Is anybody aware of an alternate route? Original research papers are not a problem, as long as they don't involve even more elaborate frameworks or some arcane theory, since eluding those is precisely the point. (To the algebraic-theorists around: it's not that I have any particular bad feelings about homology groups, just curiosity ;-)
Thanks,
 A: You could use homotopy groups instead :).
More seriously, there is a notion of the topological dimension of a space
(to be distinguished from the combinatorial dimension one studies in algebraic geometry).
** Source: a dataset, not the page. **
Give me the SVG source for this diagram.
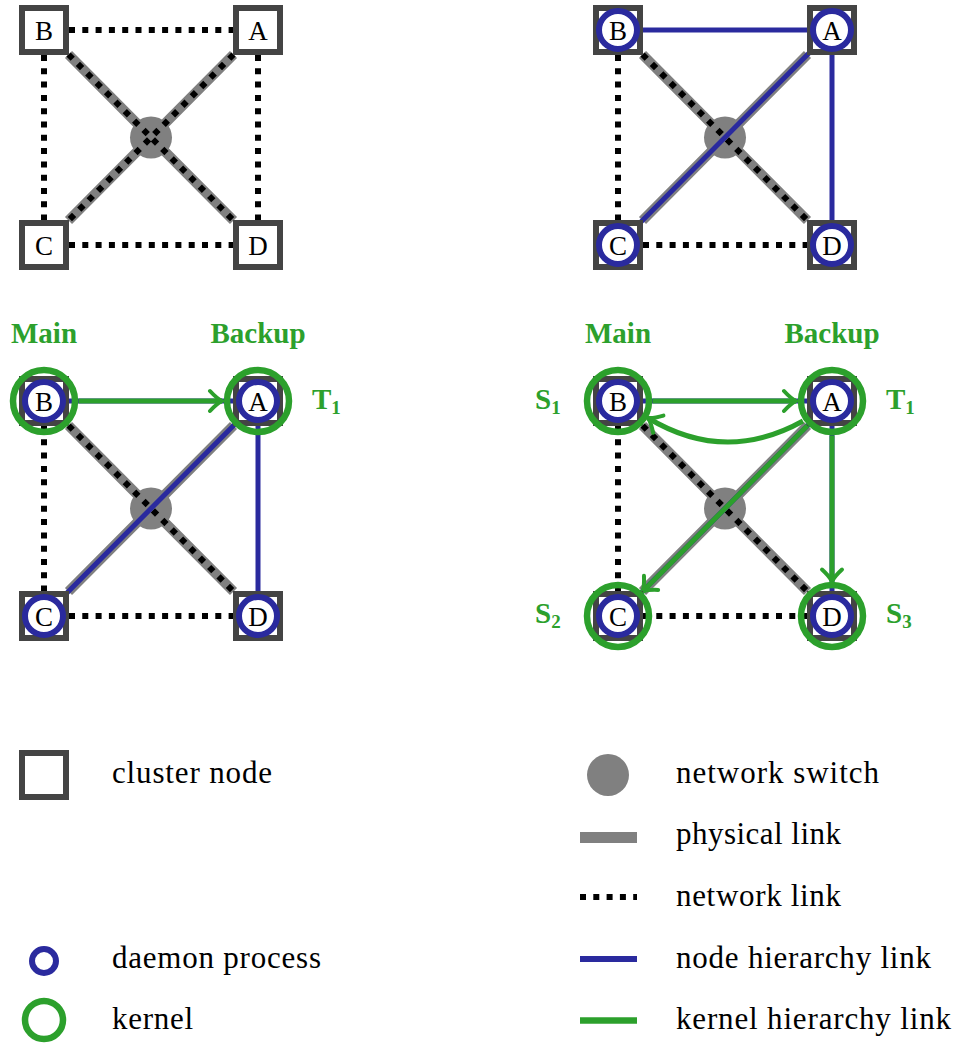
<svg xmlns="http://www.w3.org/2000/svg" width="957" height="1043" viewBox="0 0 957 1043">
<defs>
<style>
.sq{fill:#fff;stroke:#444;stroke-width:6}
.phys{stroke:#808080;stroke-width:10;fill:none}
.net{stroke:#000;stroke-width:6;stroke-dasharray:6 7.3;fill:none}
.sw{fill:#808080}
.nh{stroke:#2a2a9e;stroke-width:5;fill:none}
.kh{stroke:#2ca02c;stroke-width:5;fill:none}
.dm{fill:#fff;stroke:#2a2a9e;stroke-width:6}
.kn{fill:none;stroke:#2ca02c;stroke-width:6.5}
text{font-family:"Liberation Serif","DejaVu Serif","Noto Serif",serif}
.lbl{font-size:27px;text-anchor:middle;fill:#000}
.gl{font-weight:bold;fill:#2ca02c;font-size:29px}
.gm{text-anchor:middle}
.leg{font-size:31px;fill:#000}
</style>
<marker id="arr" markerUnits="userSpaceOnUse" viewBox="-16 -14 20 28" markerWidth="20" markerHeight="28" refX="0" refY="0" orient="auto">
<path d="M -12 -10 C -7 -4.5 -3 -1.5 0 0 C -3 1.5 -7 4.5 -12 10" fill="none" stroke="#2ca02c" stroke-width="4" stroke-linecap="round"/>
</marker>
</defs>
<rect width="957" height="1043" fill="#fff"/>

<g id="panel1">
<g id="p1-connectors">
<path class="net" d="M69 30H233M44 55V220M69 245H233M258 55V220"/>
<path class="phys" d="M68.5 54.5L233.5 220.5M233.5 54.5L68.5 220.5"/>
<circle class="sw" cx="151" cy="137.5" r="21"/>
<path class="net" d="M68.5 54.5L233.5 220.5M233.5 54.5L68.5 220.5"/>
</g>
<g id="p1-B"><rect class="sq" x="22" y="8" width="44" height="44"/><text class="lbl" x="44" y="40" font-family="Liberation Serif, DejaVu Serif, serif">B</text></g>
<g id="p1-A"><rect class="sq" x="236" y="8" width="44" height="44"/><text class="lbl" x="258" y="40" font-family="Liberation Serif, DejaVu Serif, serif">A</text></g>
<g id="p1-C"><rect class="sq" x="22" y="223" width="44" height="44"/><text class="lbl" x="44" y="255" font-family="Liberation Serif, DejaVu Serif, serif">C</text></g>
<g id="p1-D"><rect class="sq" x="236" y="223" width="44" height="44"/><text class="lbl" x="258" y="255" font-family="Liberation Serif, DejaVu Serif, serif">D</text></g>
</g>

<g id="panel2" transform="translate(574,0)">
<g id="p2-connectors">
<path class="net" d="M44 55V220M69 245H233"/>
<path class="phys" d="M68.5 54.5L233.5 220.5M233.5 54.5L68.5 220.5"/>
<circle class="sw" cx="151" cy="137.5" r="21"/>
<path class="net" d="M68.5 54.5L233.5 220.5"/>
<path class="nh" d="M44 30H258V245M258 30L44 245"/>
</g>
<g id="p2-B"><rect class="sq" x="22" y="8" width="44" height="44"/><circle class="dm" cx="44" cy="30" r="19"/><text class="lbl" x="44" y="40">B</text></g>
<g id="p2-A"><rect class="sq" x="236" y="8" width="44" height="44"/><circle class="dm" cx="258" cy="30" r="19"/><text class="lbl" x="258" y="40">A</text></g>
<g id="p2-C"><rect class="sq" x="22" y="223" width="44" height="44"/><circle class="dm" cx="44" cy="245" r="19"/><text class="lbl" x="44" y="255">C</text></g>
<g id="p2-D"><rect class="sq" x="236" y="223" width="44" height="44"/><circle class="dm" cx="258" cy="245" r="19"/><text class="lbl" x="258" y="255">D</text></g>
</g>

<g id="panel3" transform="translate(0,371)">
<g id="p3-connectors">
<path class="net" d="M44 55V220M69 245H233"/>
<path class="phys" d="M68.5 54.5L233.5 220.5M233.5 54.5L68.5 220.5"/>
<circle class="sw" cx="151" cy="137.5" r="21"/>
<path class="net" d="M68.5 54.5L233.5 220.5"/>
<path class="nh" d="M44 30H258V245M258 30L44 245"/>
<path class="kh" d="M78.5 30H222" marker-end="url(#arr)"/>
</g>
<g id="p3-B"><rect class="sq" x="22" y="8" width="44" height="44"/><circle class="dm" cx="44" cy="30" r="19"/><text class="lbl" x="44" y="40">B</text><circle class="kn" cx="44" cy="30" r="31"/></g>
<g id="p3-A"><rect class="sq" x="236" y="8" width="44" height="44"/><circle class="dm" cx="258" cy="30" r="19"/><text class="lbl" x="258" y="40">A</text><circle class="kn" cx="258" cy="30" r="31"/></g>
<g id="p3-C"><rect class="sq" x="22" y="223" width="44" height="44"/><circle class="dm" cx="44" cy="245" r="19"/><text class="lbl" x="44" y="255">C</text></g>
<g id="p3-D"><rect class="sq" x="236" y="223" width="44" height="44"/><circle class="dm" cx="258" cy="245" r="19"/><text class="lbl" x="258" y="255">D</text></g>
<g id="p3-labels">
<text class="gl gm" x="44" y="-28">Main</text>
<text class="gl gm" x="258" y="-28">Backup</text>
<text class="gl" x="312" y="38">T<tspan font-size="19" dy="5">1</tspan></text>
</g>
</g>

<g id="panel4" transform="translate(574,371)">
<g id="p4-connectors">
<path class="net" d="M44 55V220M69 245H233"/>
<path class="phys" d="M68.5 54.5L233.5 220.5M233.5 54.5L68.5 220.5"/>
<circle class="sw" cx="151" cy="137.5" r="21"/>
<path class="net" d="M68.5 54.5L233.5 220.5"/>
<path class="nh" d="M44 30H258V245M258 30L44 245"/>
<path class="kh" d="M78.5 30H222" marker-end="url(#arr)"/>
<path class="kh" d="M229 50Q151 93.5 74 47" marker-end="url(#arr)"/>
<path class="kh" d="M233.6 54.4L68.6 220.4" marker-end="url(#arr)"/>
<path class="kh" d="M258 64.5V210.5" marker-end="url(#arr)"/>
</g>
<g id="p4-B"><rect class="sq" x="22" y="8" width="44" height="44"/><circle class="dm" cx="44" cy="30" r="19"/><text class="lbl" x="44" y="40">B</text><circle class="kn" cx="44" cy="30" r="31"/></g>
<g id="p4-A"><rect class="sq" x="236" y="8" width="44" height="44"/><circle class="dm" cx="258" cy="30" r="19"/><text class="lbl" x="258" y="40">A</text><circle class="kn" cx="258" cy="30" r="31"/></g>
<g id="p4-C"><rect class="sq" x="22" y="223" width="44" height="44"/><circle class="dm" cx="44" cy="245" r="19"/><text class="lbl" x="44" y="255">C</text><circle class="kn" cx="44" cy="245" r="31"/></g>
<g id="p4-D"><rect class="sq" x="236" y="223" width="44" height="44"/><circle class="dm" cx="258" cy="245" r="19"/><text class="lbl" x="258" y="255">D</text><circle class="kn" cx="258" cy="245" r="31"/></g>
<g id="p4-labels">
<text class="gl gm" x="44" y="-28">Main</text>
<text class="gl gm" x="258" y="-28">Backup</text>
<text class="gl" x="-39" y="38">S<tspan font-size="19" dy="5">1</tspan></text>
<text class="gl" x="312" y="38">T<tspan font-size="19" dy="5">1</tspan></text>
<text class="gl" x="-39" y="252">S<tspan font-size="19" dy="5">2</tspan></text>
<text class="gl" x="312" y="252">S<tspan font-size="19" dy="5">3</tspan></text>
</g>
</g>

<g id="legend">
<g id="leg-cluster"><rect class="sq" x="22" y="753" width="44" height="44"/><text class="leg" x="112" y="783" textLength="160">cluster node</text></g>
<g id="leg-switch"><circle class="sw" cx="608" cy="775" r="21"/><text class="leg" x="676" y="783" textLength="203">network switch</text></g>
<g id="leg-phys"><rect x="580" y="832" width="57" height="11" fill="#808080"/><text class="leg" x="676" y="844" textLength="165">physical link</text></g>
<g id="leg-net"><path class="net" d="M580 897H637"/><text class="leg" x="676" y="906" textLength="165">network link</text></g>
<g id="leg-daemon"><circle class="dm" cx="44" cy="961" r="12"/><text class="leg" x="112" y="968" textLength="209">daemon process</text></g>
<g id="leg-nh"><path class="nh" d="M580 959H637" style="stroke-width:6"/><text class="leg" x="676" y="968" textLength="255">node hierarchy link</text></g>
<g id="leg-kernel"><circle class="kn" cx="44" cy="1020" r="19"/><text class="leg" x="112" y="1029" textLength="81">kernel</text></g>
<g id="leg-kh"><path class="kh" d="M580 1020.5H637" style="stroke-width:6.5"/><text class="leg" x="676" y="1029" textLength="275">kernel hierarchy link</text></g>
</g>
</svg>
One can show that n-space has dimension n (cf. the book by Hurewicz and Wallman), which proves invariance of dimension. This can be done in an elementary manner, free of any reference to singular homology or homotopy theory.
A: Sperner showed in his doctoral thesis [Sperner 1928] that invariance of open sets, invariance of domain and invariance of dimension can be proved already with elementary combinatorial methods alone.
see also: Elementary proof of topological invariance of dimension using Brouwer's fixed point and invariance of domain theorems?
[Sperner 1928] Sperner, Emanuel: Neuer Beweis für die Invarianz der Dimensionszahl und des Gebietes. In: Abh. Math. Sem. Univ. Hamburg. Band 6, 1928, 265–272
Sperner, Emanuel: Gesammelte Werke. Benz, W.; Karzel, H.; Kreuzer , A. (Hrsg.). Heldermann Verlag, Lemgo, Germany, 2005
A: I don't know if this is what you are looking for, but there is a proof using invariance of domain: if U is  an open  subset of R^n and f:U-->R^n is a continuous injection,  then V=f(U) is open in R^n, and f:U-->V is an embedding. IOW:if U is open in R^n and f: R^n --> R^m is injective and continuous, then f: U --> f(U) is a homeomorphism.
Use the (assumed) existence of this homeomorphism , together with the inclusion map i:R^n-->R^m : (x1,...,xn)-->(x1,..,xn,0,..,0) and then i(R^n) is open in R^m, which cannot happen.
Sorry, I am in a hurry at the moment to give more detail; will come back later.